In the case of Christianity, there is the much criticized Crusades, and of course the fact that missionary work, went arm in arm, with European Imperialism of the Early Modern period (1500-1789). And, indeed this is quite true. However, in the case of Christianity, these episodes occurred much, later in its history, indeed almost a thousand years later in the case of the Crusades. And, unlike either Judaism at the time of the Kingdom’s (from what little that we really know of it, as a period of historical research), or Islam in the first one hundred years of its existence, Christianity’s growth, was not dependent upon either military power or its being allied to the dominant state apparatus. Id est, by the time that Constantinus Magnus, granted it legal recognition only) as a religion in the early 4th century A. D., Christianity was probably the majority religion in the Empire. By the time that Christianity became engrossed with things of this world, including its ties to state power, its structure and ideology were already fully formed. And, being fully formed, it was and is capable to divorcing itself from the being tied to secular state, without perishing (the USA being perhaps the best example of this). Again, the contrast with Islam is palpable.

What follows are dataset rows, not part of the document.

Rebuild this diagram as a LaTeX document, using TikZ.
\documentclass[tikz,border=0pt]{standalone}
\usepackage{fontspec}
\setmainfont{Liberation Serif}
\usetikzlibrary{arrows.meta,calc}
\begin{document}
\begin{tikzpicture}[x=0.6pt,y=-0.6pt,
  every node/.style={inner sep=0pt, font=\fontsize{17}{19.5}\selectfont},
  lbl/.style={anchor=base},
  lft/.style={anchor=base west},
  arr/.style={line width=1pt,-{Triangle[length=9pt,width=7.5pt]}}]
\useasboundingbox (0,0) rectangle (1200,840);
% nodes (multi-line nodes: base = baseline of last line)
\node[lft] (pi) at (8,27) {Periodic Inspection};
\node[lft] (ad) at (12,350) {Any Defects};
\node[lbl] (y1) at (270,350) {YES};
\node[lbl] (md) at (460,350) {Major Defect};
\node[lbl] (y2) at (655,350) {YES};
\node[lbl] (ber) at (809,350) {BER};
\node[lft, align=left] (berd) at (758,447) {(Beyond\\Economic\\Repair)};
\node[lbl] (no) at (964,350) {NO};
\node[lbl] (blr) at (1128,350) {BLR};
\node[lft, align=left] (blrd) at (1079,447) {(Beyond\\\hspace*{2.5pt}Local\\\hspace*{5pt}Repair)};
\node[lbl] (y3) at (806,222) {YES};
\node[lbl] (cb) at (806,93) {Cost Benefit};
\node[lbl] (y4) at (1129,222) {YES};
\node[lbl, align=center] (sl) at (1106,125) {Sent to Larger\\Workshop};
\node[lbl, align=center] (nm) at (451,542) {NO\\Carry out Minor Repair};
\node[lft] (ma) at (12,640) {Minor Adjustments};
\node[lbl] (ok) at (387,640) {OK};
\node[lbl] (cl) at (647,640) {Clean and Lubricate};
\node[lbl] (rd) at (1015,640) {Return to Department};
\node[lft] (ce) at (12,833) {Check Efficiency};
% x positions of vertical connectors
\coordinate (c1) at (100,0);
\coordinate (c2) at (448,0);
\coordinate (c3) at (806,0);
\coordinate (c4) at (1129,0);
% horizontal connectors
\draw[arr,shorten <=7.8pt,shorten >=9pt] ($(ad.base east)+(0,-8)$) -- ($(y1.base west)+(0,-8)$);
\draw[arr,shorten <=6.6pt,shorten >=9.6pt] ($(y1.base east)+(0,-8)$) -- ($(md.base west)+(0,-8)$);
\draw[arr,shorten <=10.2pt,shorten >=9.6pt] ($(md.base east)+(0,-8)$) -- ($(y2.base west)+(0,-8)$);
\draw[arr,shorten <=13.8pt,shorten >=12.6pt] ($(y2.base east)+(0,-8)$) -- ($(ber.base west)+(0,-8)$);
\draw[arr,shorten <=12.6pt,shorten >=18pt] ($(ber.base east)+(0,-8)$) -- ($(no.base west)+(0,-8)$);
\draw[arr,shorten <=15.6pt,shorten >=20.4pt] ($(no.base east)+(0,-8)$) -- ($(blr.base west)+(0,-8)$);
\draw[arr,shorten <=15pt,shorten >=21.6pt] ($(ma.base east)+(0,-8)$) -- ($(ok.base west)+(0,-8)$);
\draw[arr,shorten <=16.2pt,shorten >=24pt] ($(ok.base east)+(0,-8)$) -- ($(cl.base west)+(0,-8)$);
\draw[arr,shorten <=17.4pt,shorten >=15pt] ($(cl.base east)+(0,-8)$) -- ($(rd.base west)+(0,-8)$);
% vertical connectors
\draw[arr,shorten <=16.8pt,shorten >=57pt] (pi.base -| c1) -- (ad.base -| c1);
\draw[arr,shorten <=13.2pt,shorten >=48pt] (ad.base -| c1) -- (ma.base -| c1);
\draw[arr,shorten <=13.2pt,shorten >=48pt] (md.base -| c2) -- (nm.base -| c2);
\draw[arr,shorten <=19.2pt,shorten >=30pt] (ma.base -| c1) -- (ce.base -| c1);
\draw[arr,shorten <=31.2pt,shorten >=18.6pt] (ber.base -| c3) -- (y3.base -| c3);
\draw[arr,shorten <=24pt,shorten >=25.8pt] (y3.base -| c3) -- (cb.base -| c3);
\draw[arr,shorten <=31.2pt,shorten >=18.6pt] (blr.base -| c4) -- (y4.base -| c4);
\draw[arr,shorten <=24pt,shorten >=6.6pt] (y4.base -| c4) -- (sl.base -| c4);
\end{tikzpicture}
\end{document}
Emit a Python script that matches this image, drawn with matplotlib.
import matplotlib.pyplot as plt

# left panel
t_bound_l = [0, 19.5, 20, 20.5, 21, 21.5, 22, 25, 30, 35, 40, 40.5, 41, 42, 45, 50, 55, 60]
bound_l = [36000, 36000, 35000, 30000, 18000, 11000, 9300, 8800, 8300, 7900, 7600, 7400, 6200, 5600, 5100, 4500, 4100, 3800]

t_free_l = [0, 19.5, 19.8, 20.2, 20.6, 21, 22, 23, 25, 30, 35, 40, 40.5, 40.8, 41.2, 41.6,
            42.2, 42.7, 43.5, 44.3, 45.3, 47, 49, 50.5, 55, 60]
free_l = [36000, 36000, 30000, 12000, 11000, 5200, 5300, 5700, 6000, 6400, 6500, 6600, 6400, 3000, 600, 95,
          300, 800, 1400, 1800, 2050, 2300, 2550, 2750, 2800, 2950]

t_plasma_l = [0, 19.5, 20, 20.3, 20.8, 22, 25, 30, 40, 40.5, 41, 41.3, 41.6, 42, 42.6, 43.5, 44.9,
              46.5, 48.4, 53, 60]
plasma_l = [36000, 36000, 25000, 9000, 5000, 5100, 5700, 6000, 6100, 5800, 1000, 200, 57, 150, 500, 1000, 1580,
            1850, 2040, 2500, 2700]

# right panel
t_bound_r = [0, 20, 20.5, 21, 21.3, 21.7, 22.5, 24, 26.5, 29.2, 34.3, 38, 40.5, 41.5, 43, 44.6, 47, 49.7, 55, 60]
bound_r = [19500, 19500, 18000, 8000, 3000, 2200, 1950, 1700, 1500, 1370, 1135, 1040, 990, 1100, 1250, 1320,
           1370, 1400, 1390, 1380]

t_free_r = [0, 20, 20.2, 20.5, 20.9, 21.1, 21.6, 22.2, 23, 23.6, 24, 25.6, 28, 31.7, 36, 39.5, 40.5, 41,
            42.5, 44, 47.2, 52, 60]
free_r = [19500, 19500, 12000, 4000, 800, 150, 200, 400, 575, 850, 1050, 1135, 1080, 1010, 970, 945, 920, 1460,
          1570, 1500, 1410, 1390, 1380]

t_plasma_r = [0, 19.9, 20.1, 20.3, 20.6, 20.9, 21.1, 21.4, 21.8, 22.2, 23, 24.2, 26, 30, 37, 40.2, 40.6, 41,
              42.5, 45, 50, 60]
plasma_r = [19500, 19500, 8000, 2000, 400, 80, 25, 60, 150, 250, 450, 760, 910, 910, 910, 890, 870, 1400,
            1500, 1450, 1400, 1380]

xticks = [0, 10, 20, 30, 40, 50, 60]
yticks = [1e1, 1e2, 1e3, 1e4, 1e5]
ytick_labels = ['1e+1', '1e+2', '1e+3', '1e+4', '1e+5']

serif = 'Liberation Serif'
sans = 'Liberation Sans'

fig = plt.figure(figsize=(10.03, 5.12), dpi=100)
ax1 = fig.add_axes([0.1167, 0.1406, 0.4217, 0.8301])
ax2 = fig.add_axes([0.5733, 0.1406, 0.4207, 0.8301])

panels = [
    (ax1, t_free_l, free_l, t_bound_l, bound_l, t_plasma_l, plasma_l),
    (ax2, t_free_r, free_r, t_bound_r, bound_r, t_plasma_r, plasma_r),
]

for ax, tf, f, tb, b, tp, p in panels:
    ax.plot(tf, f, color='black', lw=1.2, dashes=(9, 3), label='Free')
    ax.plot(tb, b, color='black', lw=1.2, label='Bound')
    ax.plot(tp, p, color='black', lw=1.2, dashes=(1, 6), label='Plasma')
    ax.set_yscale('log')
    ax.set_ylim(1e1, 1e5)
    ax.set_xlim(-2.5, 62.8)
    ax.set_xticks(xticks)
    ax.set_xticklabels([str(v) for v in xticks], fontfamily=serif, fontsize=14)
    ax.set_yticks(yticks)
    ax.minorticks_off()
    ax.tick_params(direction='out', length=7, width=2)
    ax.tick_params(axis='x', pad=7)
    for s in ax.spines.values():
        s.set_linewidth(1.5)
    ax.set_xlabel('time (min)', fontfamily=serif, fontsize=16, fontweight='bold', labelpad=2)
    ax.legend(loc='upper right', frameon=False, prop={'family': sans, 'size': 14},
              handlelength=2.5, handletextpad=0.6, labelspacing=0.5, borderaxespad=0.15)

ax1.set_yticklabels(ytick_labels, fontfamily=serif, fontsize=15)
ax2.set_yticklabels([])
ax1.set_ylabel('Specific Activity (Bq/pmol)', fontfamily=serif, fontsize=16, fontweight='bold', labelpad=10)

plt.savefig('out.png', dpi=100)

What may one ask is the above ‘ancient history’, so important for us now? Well it is important, insofar as, the persecution of religious minorities in the Islamic world, which range from the merely tiresome (Turkey) to the murderous (Iraq, Saudi Arabia, Pakistan, et cetera, et cetera, et cetera), is based upon, justified and indeed legitimized by the need to adhere to the Qu’ran. As a close study of the State Department’s 2006, report on International Religious Freedom, worldwide shows, adherence to the Islamic holy text is used to justify throughout the Arab and Muslim world, de facto and de jure discrimination, against Christian and other minorities (www.state.gov/g/drl/rls/irf). And, unless and until such a necessary modernization of Islam is reached, a recognition that faith is not a matter for enforcement by the state apparatus, but something arrived at by reason, than there is little hope that this important section of the world will join it, in arriving at modernity. And of course, unless and until the Muslim world, understands that logos, is not compatible with the type of Islamic expansion as practiced in its early years, for which of course, the Islamic radicals, `a la Bin Laden, look upon as being part and parcel of the their faith, then the reconciliation of modernity, with Islam will be further out of reach, rather than nearer. Burying one’s head in the sand, and trying to pretend that this is not part and parcel of a longue duree [long-term] change in the psyche of the countries and people’s of the region, will only do more harm than good. A change which by definition cannot be brought about, by American bayonets, but, which needs to be helped along, by careful diplomacy, all the same. His Holiness, deserves all of our thanks for bringing this topic to the forefront.